Sebastian Kurz hat sich ausbedungen, sein Regierungsteam im Alleingang zu bestimmen. So steht es inzwischen auch im ÖVP-Statut. Trotz dieses Allein-Entscheidungsrechts lassen sich in der ÖVP kursierende Personalspekulationen in der Regel nicht auf Kurz zurückführen, denn er hat sich zum Gebot gemacht, mit niemandem zu reden, damit keine Gerüchte entstehen.

Die Gerüchte brodeln natürlich trotzdem. Demnach dürften aus dem ÖVP-Regierungsteam (abgesehen von Kurz selbst) wieder dabei sein:

Wirtschaftsminister Harald Mahrer, weil er als Freund und Gefolgsmann von Kurz gilt.

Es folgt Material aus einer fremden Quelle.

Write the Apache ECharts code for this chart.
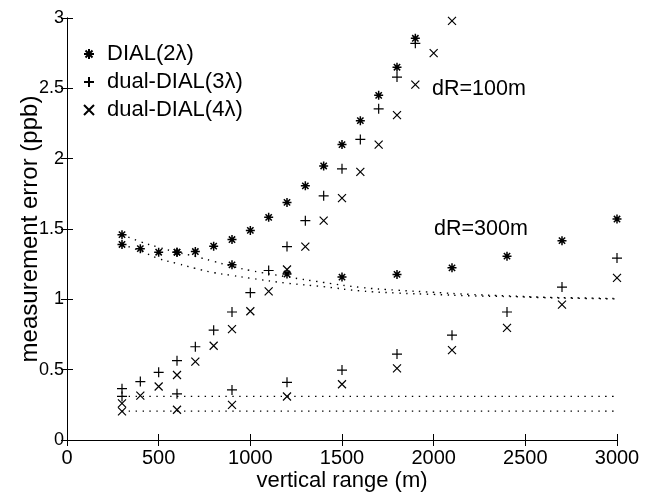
<!DOCTYPE html>
<html>
<head>
<meta charset="utf-8">
<script src="https://cdn.jsdelivr.net/npm/echarts@6/dist/echarts.min.js"></script>
<style>html,body{margin:0;padding:0;background:#fff}#c{width:651px;height:497px}</style>
</head>
<body>
<div id="c"></div>
<script>
// dR = 100 m
const x100 = [300,400,500,600,700,800,900,1000,1100,1200,1300,1400,1500,1600,1700,1800,1900,2000,2100];
const dial2_100 = [1.46,1.36,1.335,1.335,1.34,1.378,1.425,1.49,1.583,1.689,1.807,1.948,2.10,2.27,2.45,2.65,2.856,null,null];
const dual3_100 = [0.365,0.415,0.481,0.564,0.663,0.781,0.91,1.047,1.205,1.375,1.559,1.736,1.928,2.137,2.354,2.58,2.82,null,null];
const dual4_100 = [0.26,0.316,0.38,0.462,0.557,0.67,0.788,0.915,1.057,1.212,1.375,1.559,1.72,1.906,2.10,2.31,2.526,2.75,2.98];
// dR = 300 m
const x300 = [300,600,900,1200,1500,1800,2100,2400,2700,3000];
const dial2_300 = [1.39,1.335,1.245,1.18,1.158,1.177,1.224,1.307,1.417,1.571];
const dual3_300 = [0.31,0.328,0.356,0.41,0.497,0.611,0.745,0.91,1.087,1.293];
const dual4_300 = [0.203,0.215,0.25,0.309,0.396,0.509,0.639,0.797,0.962,1.153];
// dotted reference curves
const xCurve = [300,400,500,600,700,800,900,1000,1200,1400,1600,1800,2000,2200,2400,2600,2800,3000];
const curveA = [1.46,1.41,1.37,1.335,1.305,1.27,1.235,1.205,1.16,1.12,1.085,1.065,1.05,1.035,1.025,1.015,1.01,1.005];
const curveB = [1.39,1.345,1.29,1.255,1.22,1.19,1.17,1.15,1.115,1.09,1.06,1.045,1.035,1.025,1.02,1.012,1.007,1.003];
const xFlat = [300,3000];
const flatA = [0.31,0.31];
const flatB = [0.205,0.205];
const xTicks = [0,500,1000,1500,2000,2500,3000];
const yTicks = [0,0.5,1,1.5,2,2.5,3];
const names = ['DIAL(2\u03bb)','dual-DIAL(3\u03bb)','dual-DIAL(4\u03bb)'];

const FONT = 'Liberation Sans, Arial, Helvetica, sans-serif';
const pair = (xs, ys) => xs.map((x,i)=>[x, ys[i]]).filter(p=>p[1]!==null);
const SYM = {
  star: 'path://M5,0L5,10M0,5L10,5M1.5,1.5L8.5,8.5M8.5,1.5L1.5,8.5',
  plus: 'path://M5,0L5,10M0,5L10,5',
  cross: 'path://M0,0L10,10M10,0L0,10'
};
function scat(name, data, sym, size, bw){
  return {type:'scatter', name, data, symbol:SYM[sym], symbolSize:size,
    itemStyle:{color:'transparent', borderColor:'#000', borderWidth:bw, opacity:1},
    emphasis:{disabled:true}, z:3};
}
function dotted(data){
  return {type:'line', data, symbol:'none', smooth:true, silent:true,
    lineStyle:{color:'#000', width:1.4, type:[1.4,5.5]}, z:2};
}
const chart = echarts.init(document.getElementById('c'), null, {renderer:'canvas'});
const axisCommon = {
  axisLine:{show:true, lineStyle:{color:'#000', width:1}},
  axisTick:{show:true, inside:true, length:6, lineStyle:{color:'#000'}},
  splitLine:{show:false}
};
chart.setOption({
  animation:false,
  backgroundColor:'#fff',
  grid:{left:67, right:34, top:18, bottom:55},
  legend:{
    data:names, orient:'vertical', left:78, top:38, itemGap:6, itemWidth:10, itemHeight:10,
    textStyle:{fontFamily:FONT, fontSize:22, color:'#000', padding:[0,0,0,8]}, selectedMode:false
  },
  xAxis:[
    Object.assign({type:'value', min:0, max:3000, interval:500, name:'vertical range (m)',
      nameLocation:'middle', nameGap:30, nameMoveOverlap:false,
      nameTextStyle:{fontFamily:FONT, fontSize:22, color:'#000'},
      axisLabel:{fontFamily:FONT, fontSize:20, color:'#000', margin:8,
        formatter:v=> xTicks.includes(v) ? String(v) : ''}}, axisCommon),
    Object.assign({type:'value', min:0, max:3000, interval:500, position:'top',
      axisLabel:{show:false}}, axisCommon)
  ],
  yAxis:[
    Object.assign({type:'value', min:0, max:3, interval:0.5, name:'measurement error (ppb)',
      nameLocation:'middle', nameGap:25, nameMoveOverlap:false,
      nameTextStyle:{fontFamily:FONT, fontSize:24, color:'#000'},
      axisLabel:{fontFamily:FONT, fontSize:18, color:'#000', margin:3,
        formatter:v=> yTicks.includes(v) ? String(v) : ''}}, axisCommon),
    Object.assign({type:'value', min:0, max:3, interval:0.5, position:'right',
      axisLabel:{show:false}}, axisCommon)
  ],
  series:[
    scat(names[0], pair(x100, dial2_100), 'star', 9, 1.5),
    scat(names[1], pair(x100, dual3_100), 'plus', 10, 1.2),
    scat(names[2], pair(x100, dual4_100), 'cross', 8, 1.2),
    scat(names[0], pair(x300, dial2_300), 'star', 9, 1.5),
    scat(names[1], pair(x300, dual3_300), 'plus', 10, 1.2),
    scat(names[2], pair(x300, dual4_300), 'cross', 8, 1.2),
    dotted(pair(xCurve, curveA)),
    dotted(pair(xCurve, curveB)),
    dotted(pair(xFlat, flatA)),
    dotted(pair(xFlat, flatB))
  ],
  graphic:[
    {type:'text', left:432, top:78, style:{text:'dR=100m', fontFamily:FONT, fontSize:21.5, fill:'#000'}},
    {type:'text', left:434, top:218, style:{text:'dR=300m', fontFamily:FONT, fontSize:21.5, fill:'#000'}}
  ]
});
</script>
</body>
</html>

Wolfgang Sobotka,weil er als gewiefter Polit-Profi seine Erfahrung in das Team aus Newcomern einbringen soll. Allerdings steht es um Sobotkas Chancen, sein Ressort zu behalten, nicht gut. Im Fall von Schwarz-Blau hat FPÖ-Chef Heinz Christian Strache schon angekündigt, dass das Innenministerium die Top-Priorität der FPÖ sei.

Im Fall von Schwarz-Rot könnte Hans Peter Doskozil SPÖ-Vizekanzler werden. Dem Ex-Polizeichef werden Ambitionen auf das Innenressort nachgesagt.

Die anderen Minister aus dem ÖVP-Team – Sophie Karmasin, Hans Jörg Schelling, Wolfgang Brandstetter – werden nicht mehr dabei sein.

Andrä Rupprechter könnte noch kurz Minister bleiben, um 2020 als Nachfolger von Gio Hahn EU-Kommissar zu werden.